This is the fourth in my series of blog posts regarding the NETS for Teachers. I am going to explore NETS-T 1d, which recommends that teachers Model collaborative knowledge construction by engaging in learning with students, colleagues, and others in face-to-face and virtual environments.
I am going to list the technology tool and how it models collaborative knowledge construction because there were so many ways that I see educators exhibiting this standard.
I know that I have not listed everything, but I hope that you realize that there are quite a few ways to model collaborative knowledge construction. I encourage every educator to find new ways to learn by collaborating with others.
Collaboration. What does it really mean? According to the Merriam-Webster Online dictionary, it is defined as working with another person or group in order to achieve or do something. I can relate to this definition because I am working with the teachers at Wayland to improve our technology integration. I am collaborating through time spent talking with teachers, planning with teachers, and helping teachers to use technology resources. Together we are trying to achieve better technology integration within their classrooms. We are collaborating.
But is this the only way to collaborate? No, there are so many other ways that we can work together to achieve something. I added some pictures at the beginning of this blog post to show new ways that people are creating environments to collaborate in. Some of the pictures were taken on a visit to Kent Innovations High. They are utilizing Problem-Based Learning to teach the students. Many of their projects involve groups, just like the "real world". So the school has created places for collaboration to take place. Another example of collaborative environment is the table that I saw, called a Think Table, where you can write directly on the table as you collaborate with others. One last collaborative environment is of our own Wayland High School Media Center. Mrs. Huyck is working to establish her own Collaboration Stations for the students.
We can also collaborate with other while online, such as through blogs. This blog is meant to open up collaboration at Wayland. The teacher Facebook page is another avenue we have to collaborate with others in our district. Teachers in our district are blogging with their students about topics that they are learning about in their classes. I blogged with a teacher outside of the district last year about using iPads in math class, Cheryl's Math Blog. I found that blogging with another person helped me in two ways: (1) I was able to learn from someone else's insights, and (2) I learned how I really felt about something when I had to put my thoughts into words.

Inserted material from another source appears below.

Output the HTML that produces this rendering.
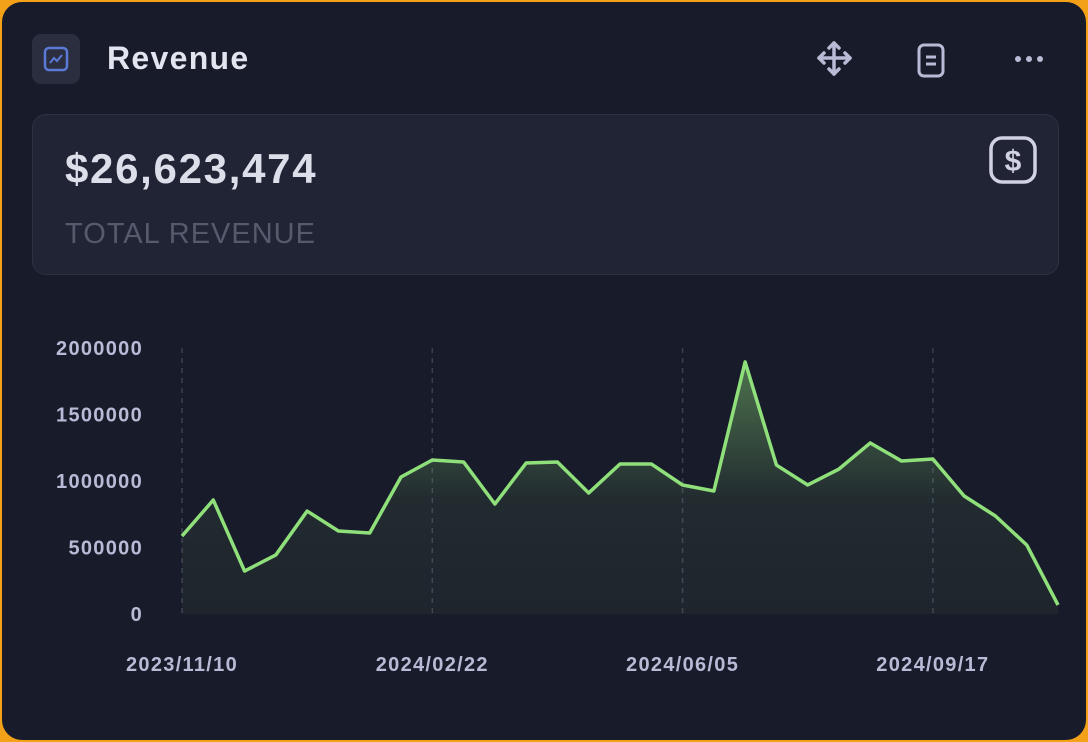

The math blog was one of the best things that I did as we learned how to better use the iPads in math last year.
So what types of things are you doing to promote collaboration among your students, staff members, and parents?
Please share with us how you are collaborating... (really, I want YOU to share)
My thoughts on students and social media
I just read an article on college athletes and their use of social media called "Tweet Smart, Tweet Often". Some schools are banning the use of social media by athletes, while other schools are taking different approaches, like teaching student athletes how to properly use social media. So, I asked myself, where do we stand here at Wayland? Are we to tweet or not to tweet?
Since this is our second year with the iPad initiative, I believe that we have a better sense of what social media is and how to use it. Currently, at Wayland we ban Twitter and Facebook (as well as SnapChat App) while at school. We ban these because we feel that they are too distracting for students. But are we doing our students a service or disservice by banning them?
My first thought on student use of social media starts with knowing the student population that you are working with. I do NOT feel that the use of Twitter and Facebook are appropriate for students that are "underage" users for these social media. Twitter recommends that students be 13 or older and Facebook clearly states that users must be 13 or older. For me, any student that is younger than 13 should not be using these social media platforms. So, in Wayland, I do not agree with the use of these platforms in the elementary schools or Pine Street. But does that mean we should not be starting to teach students how to use social media properly? I feel that teachers should find ways to incorporate the proper use of social media by using appropriate platforms, like kidsblog.org. This is a safe environment that teachers can use with younger students for classroom learning and to teach digital citizenship.
So what about students that are 13 and older? My next thought is of our Wayland Middle School students. Personally, I still want to be cautious with this group. Many of middle school students are getting accounts on Twitter, Facebook, and other social media sites, but should we promote this at school? I strongly believe in advocating online safety with this group of students by having them use social media within the classroom. However, I am inclined to have these students practice proper digital citizenship within safer social media platforms, such as Edmodo or Schoology, which are CMSs (Course Management Systems).
But now you ask, what about Wayland High School? These students are clearly 13 and over. I do feel that it would be appropriate for teachers to use Twitter and Facebook within their classes at this age level. In a few short years, these students are heading into the real world. They need to be good digital citizens. But how can they be considered a good digital citizen if we never teach them within the context of the real world, which currently is Twitter and Facebook?
You might ask, what about the distraction of these social platforms? Well, I like to think about how adults deal with technology and social media. Some adults are very distracted with their phones and checking their status updates, but not all of them are. Some adults have learned that there is a time and place for chatting on social platforms, but they also use these platforms for learning and enhancing their lives. For myself, I am using Twitter as to build my PLN. I am constantly learning using Twitter.
So I believe that at Wayland, we should all consider the question, To Tweet or Not to Tweet. What do you think?